Bullfighting, he says defiantly, is something that cannot be done without passion. Technique is nothing without passion. He grabs at his cashmere sweater as if wanting to tear out the heart beating beneath it and show me the passion inside.
‘You live your passion all of the day, you know. You don’t have holidays, you don’t have weekends, you don’t have family, you only have your passion and the
toro
and the fiesta and no more.’
‘Do you still have fear?’
He looks at me pityingly.
‘Of course! If they don’t have fear, they are crazy people! Matador is a person I think normally very intelligent and normal. A brave person is not someone who has no fear!’
I am not sure if this vehemence is the frustration of a highly educated, sensitive man continually forced to defend something at which he is particularly gifted or just a demonstration of the pride and controlled aggression which makes him able to do what he does.
All I know is that I would never describe anyone who stares a charging bull in the face two hundred times a year as normal.
But this is exactly how Vicente seems when the interview’s over. He returns to his soft-spoken, almost solemn politeness, shaking all our hands and inviting us to come and see him fight tomorrow, and to go backstage afterwards.
Whereupon he slides gracefully out into the street leaving me alone with a plate of pig’s testicles, by now greasy, congealed and ready for my close-ups.
T
his morning the pipe band and its attendant explosions passes, with scrupulous punctuality, at ten minutes past eight.
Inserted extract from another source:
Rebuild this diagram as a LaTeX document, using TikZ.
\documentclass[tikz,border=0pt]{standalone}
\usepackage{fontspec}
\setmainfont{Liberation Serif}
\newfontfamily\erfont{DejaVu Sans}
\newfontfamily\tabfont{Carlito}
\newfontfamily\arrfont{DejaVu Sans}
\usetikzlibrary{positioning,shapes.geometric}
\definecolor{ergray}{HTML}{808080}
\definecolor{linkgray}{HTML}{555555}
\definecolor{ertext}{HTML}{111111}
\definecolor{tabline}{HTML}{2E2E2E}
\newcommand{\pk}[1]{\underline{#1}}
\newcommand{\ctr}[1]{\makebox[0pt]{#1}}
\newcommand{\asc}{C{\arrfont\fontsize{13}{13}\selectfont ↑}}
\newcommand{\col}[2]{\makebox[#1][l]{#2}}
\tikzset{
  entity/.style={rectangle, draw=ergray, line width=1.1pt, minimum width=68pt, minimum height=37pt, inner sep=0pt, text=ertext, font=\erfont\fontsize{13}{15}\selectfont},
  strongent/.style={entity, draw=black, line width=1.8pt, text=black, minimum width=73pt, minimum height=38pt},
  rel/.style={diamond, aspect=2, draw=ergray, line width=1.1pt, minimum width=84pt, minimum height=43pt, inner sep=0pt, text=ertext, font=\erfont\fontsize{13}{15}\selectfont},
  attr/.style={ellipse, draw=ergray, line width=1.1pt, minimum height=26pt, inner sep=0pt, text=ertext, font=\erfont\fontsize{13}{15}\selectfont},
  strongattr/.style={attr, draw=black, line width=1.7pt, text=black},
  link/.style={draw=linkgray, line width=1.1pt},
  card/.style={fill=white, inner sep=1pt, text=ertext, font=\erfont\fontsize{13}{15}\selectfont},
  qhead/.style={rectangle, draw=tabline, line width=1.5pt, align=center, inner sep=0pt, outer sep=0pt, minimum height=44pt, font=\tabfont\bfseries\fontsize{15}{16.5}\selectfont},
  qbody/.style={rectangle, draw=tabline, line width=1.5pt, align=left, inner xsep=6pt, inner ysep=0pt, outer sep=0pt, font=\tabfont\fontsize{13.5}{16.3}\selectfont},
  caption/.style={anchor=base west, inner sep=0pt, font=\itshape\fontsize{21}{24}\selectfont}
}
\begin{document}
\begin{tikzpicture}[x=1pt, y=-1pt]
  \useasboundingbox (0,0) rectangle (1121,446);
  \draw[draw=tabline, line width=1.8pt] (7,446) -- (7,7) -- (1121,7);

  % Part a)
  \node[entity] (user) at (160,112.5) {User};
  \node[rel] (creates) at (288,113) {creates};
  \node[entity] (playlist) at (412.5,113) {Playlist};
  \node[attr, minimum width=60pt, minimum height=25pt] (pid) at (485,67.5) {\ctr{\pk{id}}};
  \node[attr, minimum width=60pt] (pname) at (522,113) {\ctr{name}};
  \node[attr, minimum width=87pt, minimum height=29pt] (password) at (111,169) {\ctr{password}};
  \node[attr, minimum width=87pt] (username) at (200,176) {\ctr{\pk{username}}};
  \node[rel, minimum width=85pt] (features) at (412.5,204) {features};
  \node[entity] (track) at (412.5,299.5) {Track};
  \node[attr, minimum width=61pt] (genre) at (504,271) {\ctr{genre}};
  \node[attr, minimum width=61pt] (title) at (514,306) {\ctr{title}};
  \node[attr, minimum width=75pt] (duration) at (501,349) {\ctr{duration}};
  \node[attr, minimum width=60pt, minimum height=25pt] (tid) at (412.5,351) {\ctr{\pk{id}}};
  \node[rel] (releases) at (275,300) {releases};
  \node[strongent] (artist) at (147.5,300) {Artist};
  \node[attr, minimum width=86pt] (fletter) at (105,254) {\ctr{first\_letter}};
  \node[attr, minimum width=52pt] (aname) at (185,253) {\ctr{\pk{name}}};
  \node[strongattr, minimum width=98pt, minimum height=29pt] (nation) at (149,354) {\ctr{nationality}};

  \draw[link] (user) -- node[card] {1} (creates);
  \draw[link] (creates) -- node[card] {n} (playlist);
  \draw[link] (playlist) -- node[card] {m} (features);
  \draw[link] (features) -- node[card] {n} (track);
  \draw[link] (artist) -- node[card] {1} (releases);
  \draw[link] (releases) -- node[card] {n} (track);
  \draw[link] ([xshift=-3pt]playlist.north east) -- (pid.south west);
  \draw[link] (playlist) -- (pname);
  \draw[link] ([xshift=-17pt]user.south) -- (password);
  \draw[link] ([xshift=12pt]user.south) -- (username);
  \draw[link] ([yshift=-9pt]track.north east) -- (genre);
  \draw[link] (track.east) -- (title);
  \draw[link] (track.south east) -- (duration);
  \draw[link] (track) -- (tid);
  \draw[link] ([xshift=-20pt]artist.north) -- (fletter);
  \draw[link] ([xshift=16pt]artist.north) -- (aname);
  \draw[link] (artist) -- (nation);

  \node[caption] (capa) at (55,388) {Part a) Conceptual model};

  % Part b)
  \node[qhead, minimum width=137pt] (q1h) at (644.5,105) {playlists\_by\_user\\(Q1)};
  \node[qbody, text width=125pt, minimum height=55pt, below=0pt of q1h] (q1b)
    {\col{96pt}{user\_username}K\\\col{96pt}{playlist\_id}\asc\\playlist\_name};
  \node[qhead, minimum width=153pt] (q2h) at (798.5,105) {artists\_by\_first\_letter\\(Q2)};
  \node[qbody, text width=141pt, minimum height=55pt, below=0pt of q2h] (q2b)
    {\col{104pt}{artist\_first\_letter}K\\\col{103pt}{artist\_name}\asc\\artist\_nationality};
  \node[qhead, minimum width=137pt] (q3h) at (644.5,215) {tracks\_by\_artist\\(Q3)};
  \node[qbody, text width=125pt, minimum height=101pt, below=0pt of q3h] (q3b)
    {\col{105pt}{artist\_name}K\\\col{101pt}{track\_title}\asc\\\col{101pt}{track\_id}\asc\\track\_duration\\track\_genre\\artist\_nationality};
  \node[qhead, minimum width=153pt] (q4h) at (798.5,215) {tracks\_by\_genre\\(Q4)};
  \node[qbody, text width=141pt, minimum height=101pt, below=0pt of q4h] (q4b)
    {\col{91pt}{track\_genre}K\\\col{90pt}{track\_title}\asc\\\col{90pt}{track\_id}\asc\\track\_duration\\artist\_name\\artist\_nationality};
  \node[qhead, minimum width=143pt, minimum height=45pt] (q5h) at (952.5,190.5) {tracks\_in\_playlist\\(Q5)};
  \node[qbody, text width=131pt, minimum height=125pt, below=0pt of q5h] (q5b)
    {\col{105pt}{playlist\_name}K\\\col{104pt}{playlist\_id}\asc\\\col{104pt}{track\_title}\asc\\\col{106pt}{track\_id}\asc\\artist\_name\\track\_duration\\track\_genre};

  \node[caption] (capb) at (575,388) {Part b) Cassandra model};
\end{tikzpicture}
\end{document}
This time I don’t take it lying down. I stagger to the window and peer through the curtain.
I suppose I had expected to see young children following the band like a Pied Piper, ebulliently scattering fireworks. In fact, the procession consists almost entirely of elderly men, one of whom pushes a supermarket trolley brimful of firecrackers which his two lugubrious companions light with their cigars and toss across the street.
This is the last day of
Fallas
, the culmination of a week’s festivities. Tonight, at midnight, the statues all over the city will be torched, though the largest one in the main square will not go up until an hour later. Vicente’s bullfight begins at five, so we ask the ever-enterprising Robert how we can best kill the time. He suggests more noise.
At two o’clock every afternoon during the festival there is an event known as the
mascleta
in which the three big pyrotechnic families of Valencia vie with each other to produce the most powerful explosive display, and as today is the last day of the last festival of the century, and the millennium, Robert reckons it will be one of the best.
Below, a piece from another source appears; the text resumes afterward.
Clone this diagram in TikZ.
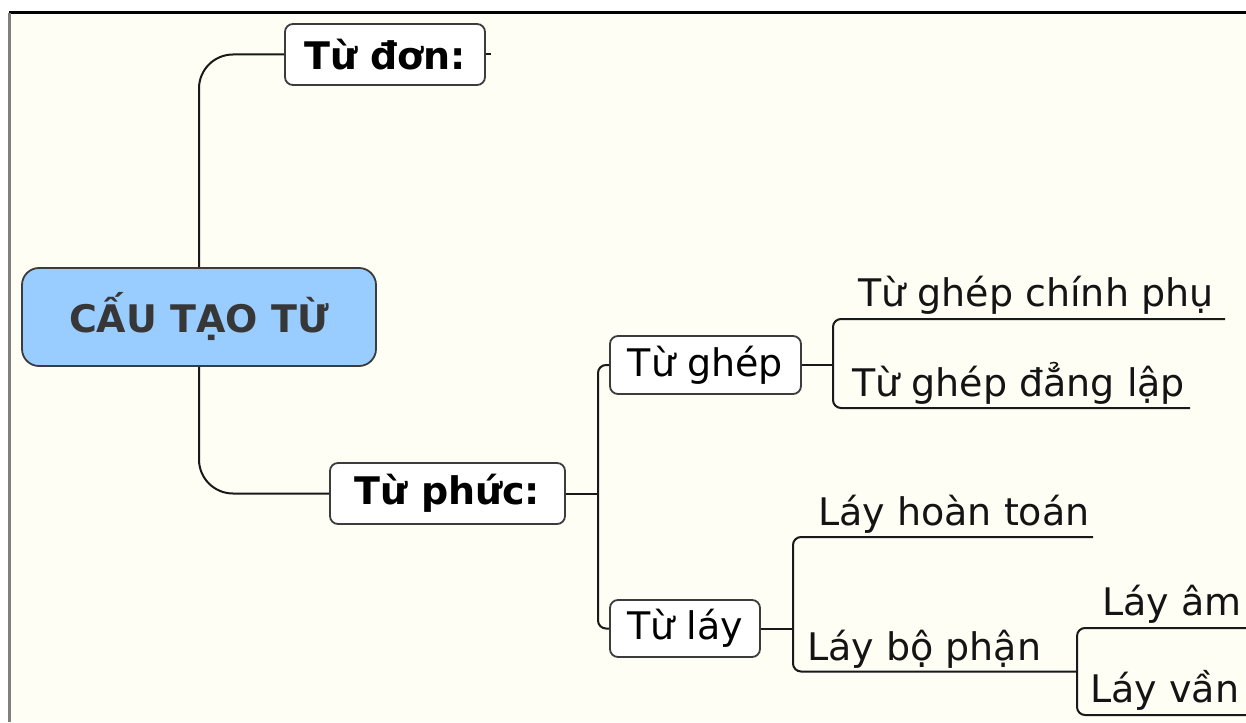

He calls some friends who have an apartment over the square and they invite us to watch the performance from their balcony.
It is a perfect day, bright, cloudless with a dry, fresh breeze. An hour before the display is due to begin, the Plaza del Ayuntamiento is already impassable. The crowd, estimated at two to three hundred thousand, is kept behind barriers allowing access for the Red Cross emergency teams who occasionally dive in to retrieve someone overcome by the crush. In the centre of the square the men from the fireworks company work quietly away, checking the network of wires from which hang thousands of small packages of explosive, and loading up rows of mortars.